I try very hard not to be working on too many projects at the same time.  Sometimes knitting demands pop up (babies, birthdays, Christmas) that force me to put current projects on the back burner.  The problem with having too many projects going consecutively is it can often tie up the very needles you need to start a project, forcing you to buy more.  So far I've managed to avoid this conflict by maintaining discipline and purchasing a few stitch holders.

Right now I have more projects going at the same time than I've ever done before.  This past spring I started work on a ribbed winter men's hat, with no particular person in mind (Dad?  My friend G, who's been pestering me endlessly for a knit hat for about 2 years?)  I haven't gotten very far on that project:

At the same time, I took a knitting class on sweaters.  The catch was that we knit doll sweaters, to practice the different tips and techniques for sleeves, finishing, etc.  The sweaters are from a booklet called "The Little Book of Little Sweaters," published by Martha Moore, who is based in Sturbridge, MA (contact her at: The Running Rabbit in Sturbridge.)  I finished one, a roll-neck:

And got most of the pieces of another, a raglan-sleeve button up cardigan, done:

I paused the project as I was working on finishing the neck.  I loved this one, because I learned how to knit in a seamless pocket.  I really should finish it, because the sweaters are apparently the right size for American Girl dolls, and several of my young cousins are big American Girl doll fans, so I'd have a few things to add to the Christmas gift stash.

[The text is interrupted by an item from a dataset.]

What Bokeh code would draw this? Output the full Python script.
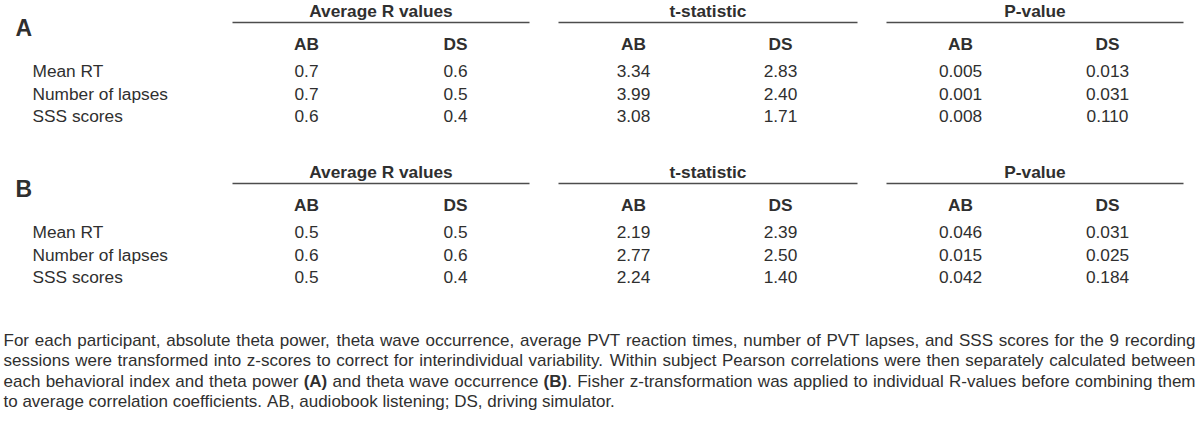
from bokeh.plotting import figure
from bokeh.models import Range1d, ColumnDataSource
from bokeh.core.properties import value
from bokeh.embed import file_html
from bokeh.resources import INLINE

# ---------------- data ----------------
row_labels = ["Mean RT", "Number of lapses", "SSS scores"]
group_titles = ["Average R values", "t-statistic", "P-value"]
sub_headers = ["AB", "DS"]
panel_letters = ["A", "B"]

# Panel A (theta power)
A_r_ab = [0.7, 0.7, 0.6]
A_r_ds = [0.6, 0.5, 0.4]
A_t_ab = [3.34, 3.99, 3.08]
A_t_ds = [2.83, 2.40, 1.71]
A_p_ab = [0.005, 0.001, 0.008]
A_p_ds = [0.013, 0.031, 0.110]

# Panel B (theta wave occurrence)
B_r_ab = [0.5, 0.6, 0.5]
B_r_ds = [0.5, 0.6, 0.4]
B_t_ab = [2.19, 2.77, 2.24]
B_t_ds = [2.39, 2.50, 1.40]
B_p_ab = [0.046, 0.015, 0.042]
B_p_ds = [0.031, 0.025, 0.184]

decimals = [1, 2, 3]

caption_runs = [
    [("For each participant, absolute theta power, theta wave occurrence, average PVT reaction times, number of PVT lapses, and SSS scores for the 9 recording", False)],
    [("sessions were transformed into z-scores to correct for interindividual variability. Within subject Pearson correlations were then separately calculated between", False)],
    [("each behavioral index and theta power ", False), ("(A)", True), (" and theta wave occurrence ", False), ("(B)", True),
     (". Fisher z-transformation was applied to individual R-values before combining them", False)],
    [("to average correlation coefficients. AB, audiobook listening; DS, driving simulator.", False)],
]

# ---------------- font metrics (Liberation Sans / Arial advance widths, 1/1000 em) ----------------
_REG = {' ': 278, '!': 278, '(': 333, ')': 333, ',': 278, '-': 333, '.': 278, ':': 278, ';': 278,
        'A': 667, 'B': 667, 'C': 722, 'D': 722, 'E': 667, 'F': 611, 'G': 778, 'H': 722, 'I': 278,
        'J': 500, 'K': 667, 'L': 556, 'M': 833, 'N': 722, 'O': 778, 'P': 667, 'Q': 778, 'R': 722,
        'S': 667, 'T': 611, 'U': 722, 'V': 667, 'W': 944, 'X': 667, 'Y': 667, 'Z': 611,
        'a': 556, 'b': 556, 'c': 500, 'd': 556, 'e': 556, 'f': 278, 'g': 556, 'h': 556, 'i': 222,
        'j': 222, 'k': 500, 'l': 222, 'm': 833, 'n': 556, 'o': 556, 'p': 556, 'q': 556, 'r': 333,
        's': 500, 't': 278, 'u': 556, 'v': 500, 'w': 722, 'x': 500, 'y': 500, 'z': 500}
_BOLD = {'(': 333, ')': 333, 'A': 722, 'B': 722, '.': 278}


def text_w(s, bold, fs):
    tab = _BOLD if bold else _REG
    return sum(tab.get(c, _REG.get(c, 556)) for c in s) / 1000.0 * fs


# ---------------- layout ----------------
FONT = value("Liberation Sans")
TXT = "#2f2f2f"
FS = "17.3px"
CAP_FS = 17.0

W, H = 1200, 429
p = figure(width=W, height=H, output_backend="svg", toolbar_location=None,
           x_range=Range1d(0, W), y_range=Range1d(H, 0),
           min_border=0, min_border_left=0, min_border_right=0,
           min_border_top=0, min_border_bottom=0)
p.axis.visible = False
p.grid.visible = False
p.outline_line_color = None
p.background_fill_color = "white"
p.border_fill_color = "white"

label_x = 32
letter_x = 15
col_x = [[306, 455], [633, 780], [960, 1107]]
line_spans = [(232, 529), (558, 857), (886, 1183)]
panel_offset = [0, 161]
# vertical text centres
title_mid = 10
line_y = 22
sub_mid = 43.5
row_mid = [70, 93, 115.5]
letter_mid = 27

panels = [
    [[A_r_ab, A_r_ds], [A_t_ab, A_t_ds], [A_p_ab, A_p_ds]],
    [[B_r_ab, B_r_ds], [B_t_ab, B_t_ds], [B_p_ab, B_p_ds]],
]

for pi, groups in enumerate(panels):
    off = panel_offset[pi]
    p.text(x=[letter_x], y=[letter_mid + off], text=[panel_letters[pi]],
           text_font=FONT, text_font_size="23px", text_font_style="bold",
           text_color=TXT, text_align="left", text_baseline="middle")
    p.text(x=[label_x] * len(row_labels), y=[b + off for b in row_mid], text=row_labels,
           text_font=FONT, text_font_size=FS, text_color=TXT,
           text_align="left", text_baseline="middle")
    for gi, grp in enumerate(groups):
        x0, x1 = line_spans[gi]
        p.text(x=[(x0 + x1) / 2], y=[title_mid + off], text=[group_titles[gi]],
               text_font=FONT, text_font_size=FS, text_font_style="bold",
               text_color=TXT, text_align="center", text_baseline="middle")
        p.segment(x0=[x0], y0=[line_y + off], x1=[x1], y1=[line_y + off],
                  line_color="#4d4d4d", line_width=1.6)
        for ci, vals in enumerate(grp):
            cx = col_x[gi][ci]
            p.text(x=[cx], y=[sub_mid + off], text=[sub_headers[ci]],
                   text_font=FONT, text_font_size=FS, text_font_style="bold",
                   text_color=TXT, text_align="center", text_baseline="middle")
            src = ColumnDataSource(dict(
                x=[cx] * len(vals),
                y=[b + off for b in row_mid],
                t=[f"{v:.{decimals[gi]}f}" for v in vals]))
            p.text(x="x", y="y", text="t", source=src,
                   text_font=FONT, text_font_size=FS, text_color=TXT,
                   text_align="center", text_baseline="middle")

# caption: justified lines (last line ragged)
cap_left, cap_right = 3, 1195
cap_mid = [339.5, 360, 380.5, 401]
xs, ys, ts, xb, yb, tb = [], [], [], [], [], []
for li, runs in enumerate(caption_runs):
    words, current = [], None
    for txt, bold in runs:
        for k, part in enumerate(txt.split(" ")):
            if k > 0:
                current = None
            if part:
                if current is None:
                    current = []
                    words.append(current)
                current.append((part, bold))
    widths = [sum(text_w(t, b, CAP_FS) for t, b in w) for w in words]
    last = li == len(caption_runs) - 1
    if last or len(words) < 2:
        gap = text_w(" ", False, CAP_FS)
    else:
        gap = (cap_right - cap_left - sum(widths)) / (len(words) - 1)
    x = cap_left
    for w, wd in zip(words, widths):
        rx = x
        for t, b in w:
            if b:
                xb.append(rx); yb.append(cap_mid[li]); tb.append(t)
            else:
                xs.append(rx); ys.append(cap_mid[li]); ts.append(t)
            rx += text_w(t, b, CAP_FS)
        x += wd + gap

p.text(x=xs, y=ys, text=ts, text_font=FONT, text_font_size=f"{CAP_FS}px",
       text_color=TXT, text_align="left", text_baseline="middle")
p.text(x=xb, y=yb, text=tb, text_font=FONT, text_font_size=f"{CAP_FS}px",
       text_font_style="bold", text_color=TXT, text_align="left", text_baseline="middle")

open("out.html", "w").write(file_html(p, INLINE))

Both those projects got back-burnered due to the impending arrival of a longtime friend's baby girl.  I used to be a huge baby blanket knitter, gifting all my friends and relatives with baby blankets.  And then I hit my mid-30s, along with every other woman in my social circle and my family, and suddenly I couldn't go two weeks without a phone call or email saying, "Guess what!"  Madness.  I was getting carpal tunnel.  Plus, the blankets are too large to take with me in my bag for my commute, so I only have time to knit when I'm home, and with work and volunteer groups, I'm not home all that much.  But I've been friends with this woman for over 20 years, and I knit a blanket for her first baby, so I cast on for the blanket.  It's Jeannette Crews' Ridge Stitch Coverlet pattern, which is super easy - four repeating rows, of which one is knit and one is purl.  I can knit this while watching t.v., holding a conversation and drinking a glass of wine, and the pattern still works without a lot of counting.

FYI, the new baby was born July 6, and I'm only about halfway done with the blanket.  I console myself with the knowledge that it's summer and even with air conditioning, she does not need to be tucked under a blanket this heavy.  But fall is coming fast, so I'm trying to knit quickly.  It's problematic because it's hot and the last thing I want is a blanket over my legs when it's 90 degrees out.

And I've already started my holiday knitting - but that's a subject for another post.

Thursday, August 2, 2012


I was so excited to finish these socks.  When I cast them off the needles, I heard this in my head, I was so happy to be finished:

The pattern is totally amazing, but each sock took eons and for the first time in my life, I developed Second Sock Syndrome.  Possibly because I had to restart the first sock three times, and then on the second I had to rip back 25 rows to the heel, due to a mistake I made in the gusset.  After all my years of knitting, this was the first time I had ever tried to follow a chart.  I need more practice, clearly.

I persevered, though, and they're ready to go:

It's a shame that it's now over 90 degrees with 70% humidity in New England.  I have them sitting on a chair in my bedroom rather than in a drawer so I can admire them daily.  My husband leaves his store-bought socks out on top of his dresser all the time, so what's one pair on the chair?  I like them even more now that they've been cast off the needles.  And now, onto the next  project!